D’un côté une incapacité à assurer la protection des citoyens, le fonctionnement de la Justice et des services publics d’une manière générale. De l’autre côté, une ferveur et une efficacité redoutable pour rendre la vie plus dure à ceux qui travaillent déjà dur ou qui n’ont même pas la « chance » d’avoir un emploi. C’est sans doute ce contraste qui a mis le feu aux poudres de la contestation et qui a fait perdre aux syndicats une bonne partie de leurs complexes.
L’impopularité du gouvernement belge de droite atteint des sommets et certaines centrales syndicales n’ont pas hésité à exiger son départ. La coalition bancale et déséquilibrée sur le plan linguistique (seuls 20% des électeurs francophones sont représentés) est pourtant toujours en place. Le surréalisme belge n’est pas une légende…
Le fait est que la division de la Belgique en deux communautés (plus les germanophones, ce qui en fait trois) ne simplifie pas les choses au niveau du mouvement syndical. Le pouvoir joue habilement la division en calmant les uns, alors que les autres sont à la pointe du combat. Par ailleurs, les traditions syndicales sont différentes d’un coté de la frontière linguistique à l’autre, même si ces différences sont passablement amplifiées par les médias dominants.
Toujours est-il que les syndicats belges ont parfois du mal à parler d’une même voix et à rendre leurs actions et revendications cohérentes et intelligibles pour tous. Le syndicalisme de combat est bel et bien de retour. Mais une stratégie résolue et unitaire fait encore un peu défaut. Pourtant, la situation évolue rapidement et l’attitude du gouvernement, qui vise purement et simplement à liquider le modèle de concertation sociale à la belge, pousse les syndicalistes les plus dociles sur le chemin de la lutte.
Les travailleurs en lutte ont également besoin de relais politiques. Et pour l’instant, ils sont un peu en manque. Le Parti du Travail de Belgique (PTB) est bien présent dans toutes les manifestations et intervient régulièrement au parlement pour soutenir leurs revendications. Mais étrangement, il ne réclame pas le départ du gouvernement. Il lui demande simplement de revoir sa copie. Cette “timidité” est difficile à comprendre. S’agirait-il d’un calcul politique en vue d’une alliance avec le Parti Socialiste (PS) après les prochaines élections?

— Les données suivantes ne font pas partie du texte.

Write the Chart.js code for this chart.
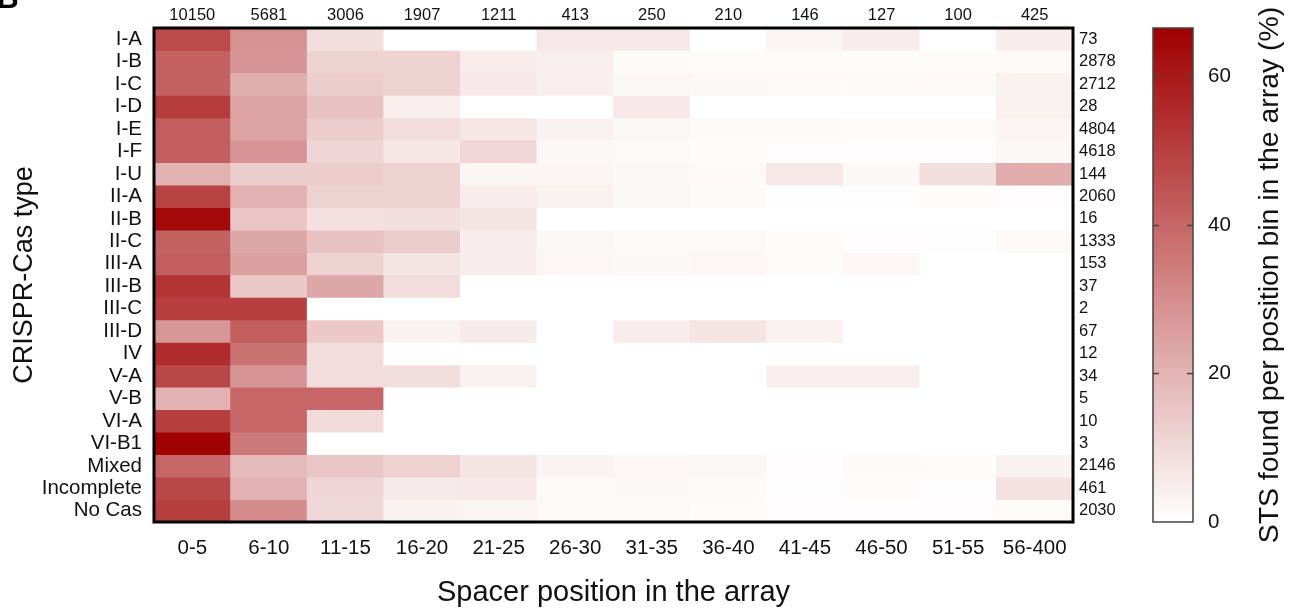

A gauche toujours, le Parti Socialiste de Lutte (PSL) qui n’a ni l’envergure ni la représentation parlementaire du PTB, est présent dans les luttes et anime, avec ses modestes moyens, un débat sur l’élaboration du plan d’action et la stratégie à développer. Une chose est sûre: le match n’est pas terminé, et on s’attend à jouer les prolongations.